Libya’s East and West Reach Historic Agreement on Public Spending Unification

Libya’s rival eastern and western administrations have announced a landmark agreement to unify public spending across the divided nation, according to an Africanews report published in mid-April 2026. The deal, reached in a meeting between officials from both factions, marks the most concrete step toward fiscal cohesion in years and could signal a broader thaw in the political standoff that has defined Libya since the fall of Muammar Gaddafi.

The agreement covers how public salaries, infrastructure investment, and government contracts will be managed and funded across territories controlled by the two competing governments. For a country whose state finances have been fragmented between rival administrations in Tripoli and Benghazi — each with its own central bank access and spending priorities — this represents a meaningful reduction in the operational dysfunction that has plagued public service delivery.

Why This Matters

Libya’s political divide has produced two parallel governments, two central banks, and two military commands. For ordinary Libyans, the consequences have been concrete: civil servants in some regions have gone months without pay, infrastructure projects have stalled as funding streams were duplicated or disputed, and the national currency has been subject to competing printing and devaluation pressures.

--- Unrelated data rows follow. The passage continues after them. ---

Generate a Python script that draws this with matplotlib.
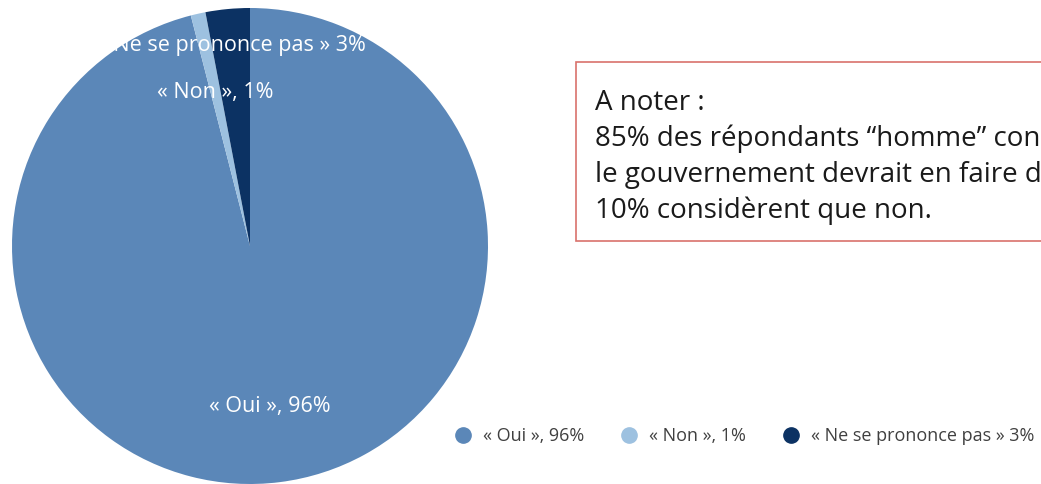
import numpy as np
import matplotlib
matplotlib.use("Agg")
import matplotlib.pyplot as plt
from matplotlib.lines import Line2D
from matplotlib.patches import Rectangle

plt.rcParams['font.family'] = ['Open Sans', 'DejaVu Sans']

categories = ["« Oui », 96%", "« Non », 1%", "« Ne se prononce pas » 3%"]
values = [96, 1, 3]
colors = ["#5b87b8", "#9dc1e0", "#0c3263"]
label_dist = [0.68, 0.66, 0.845]
note_lines = ["A noter :",
              "85% des répondants “homme” considèrent que",
              "le gouvernement devrait en faire davantage ;",
              "10% considèrent que non."]

W, H = 1041, 484
fig = plt.figure(figsize=(W / 100, H / 100), dpi=100)

cx, cy, r = 250, 246, 238
ax = fig.add_axes([(cx - r) / W, (H - cy - r) / H, 2 * r / W, 2 * r / H])
wedges, _ = ax.pie(values, colors=colors, startangle=90, counterclock=False,
                   radius=1.0, wedgeprops=dict(linewidth=0))
ax.set_xlim(-1, 1)
ax.set_ylim(-1, 1)
ax.set_aspect('equal')
ax.axis('off')

for w, lab, d in zip(wedges, categories, label_dist):
    ang = np.deg2rad((w.theta1 + w.theta2) / 2)
    ax.text(d * np.cos(ang), d * np.sin(ang), lab, ha='center', va='center',
            color='white', fontsize=15.5)

# note box
box = Rectangle((576 / W, 1 - 241 / H), (1200 - 576) / W, (241 - 62) / H,
                transform=fig.transFigure, facecolor='white',
                edgecolor='#d9726c', linewidth=1.2, clip_on=False)
fig.patches.append(box)
for i, line in enumerate(note_lines):
    fig.text(595 / W, 1 - (110 + i * 36) / H, line, ha='left', va='baseline',
             fontsize=20, color='#1a1a1a')

handles = [Line2D([], [], marker='o', linestyle='none', markersize=11,
                  markerfacecolor=c, markeredgecolor=c) for c in colors]
fig.legend(handles, categories, loc='center left',
           bbox_to_anchor=(454 / W, 1 - 436 / H), ncol=3, frameon=False,
           fontsize=13, handletextpad=0.6, columnspacing=2.0,
           borderaxespad=0, borderpad=0,
           labelcolor='#404040', handlelength=1.0)

fig.savefig("out.png", dpi=100)
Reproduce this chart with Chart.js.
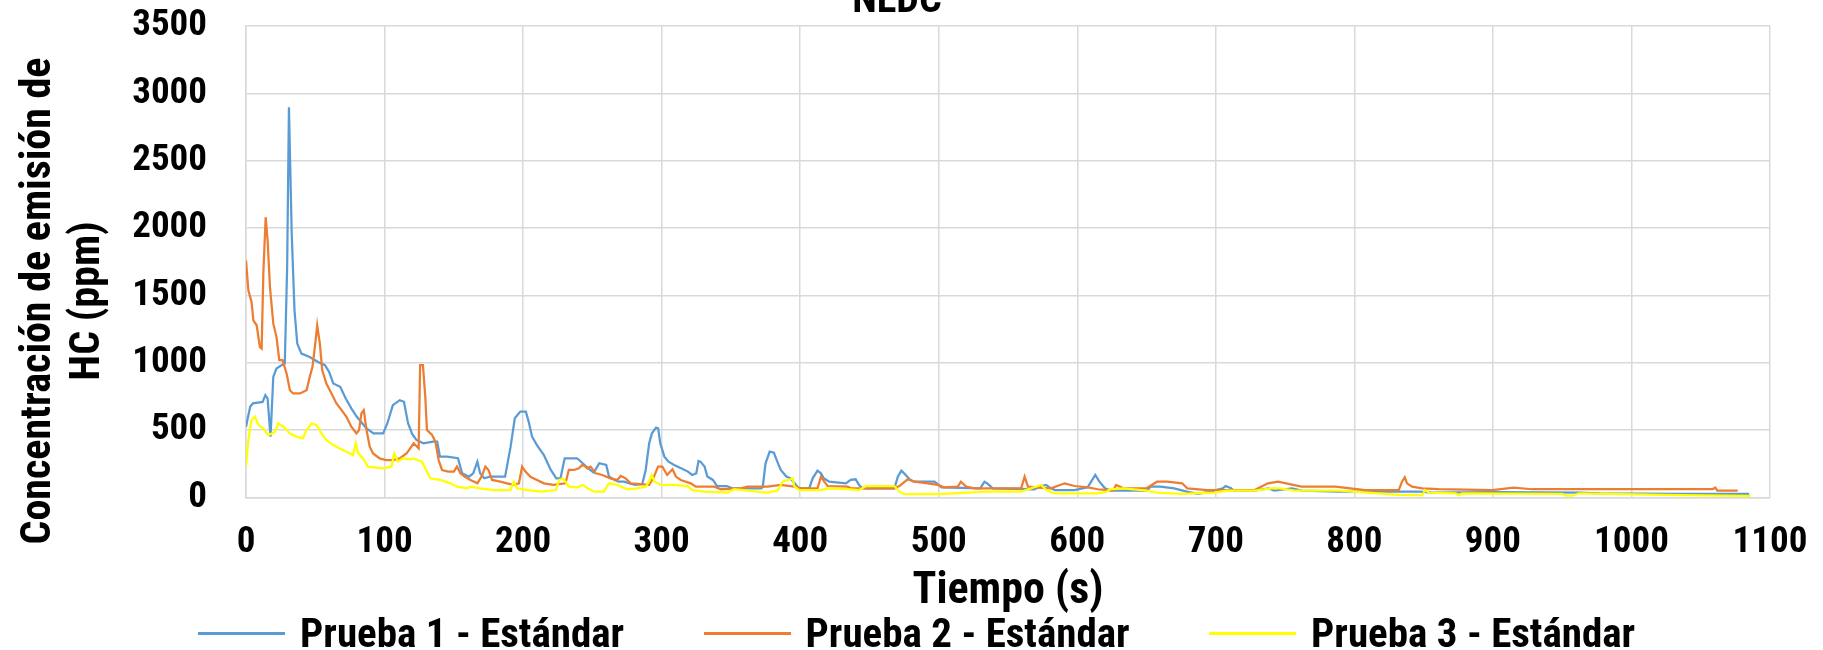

The eastern administration, led by Khalifa Haftar’s Libyan National Army, and the western government in Tripoli have fought a grinding conflict for years, with foreign powers backing different sides and mercenaries filling the ranks of both armies. The announcement of a spending accord does not by itself resolve the deeper political question of national unity — but it addresses the economic fragmentation that has made the division so costly to maintain.

Context: Oil Revenues at the Centre

Libya holds Africa’s largest proven crude oil reserves, and the National Oil Corporation has historically been the country’s economic backbone. However, oil revenue distribution has been a persistent source of contention between the rival administrations. The agreement reportedly includes a formula for sharing hydrocarbon revenues that both sides have tentatively accepted — a breakthrough that has eluded mediators for years.

The deal comes at a time when global oil markets have been under pressure from geopolitical disruptions and shifting demand patterns. A more unified approach to managing Libya’s oil sector could, if implemented, revive investment in exploration and production capacity that has been dormant due to insecurity and institutional fragmentation.

Obstacles Ahead

Historians of Libyan politics will note that previous accords have unravelled under the weight of competing interests and outside interference. Turkey, the UAE, Russia, and Egypt have all played significant roles in supporting different factions, and any deal that threatens those alignments faces political headwinds.

The international community, including the UN mission in Libya, has welcomed previous agreements that ultimately collapsed. Whether this spending accord will translate into durable institutional change — or whether it will join the long list of memoranda that never became reality — remains to be seen. The signs, however, are more encouraging than usual: both sides have a direct stake in making the financial arrangements work, and the economic logic for unification is stronger than the political logic against it.

Libyans watching from the sidelines will reserve judgment. The country has been promised progress before and watched it dissolve. But for now, the spending agreement stands as a rare piece of good news from a nation that has seen far too little of it.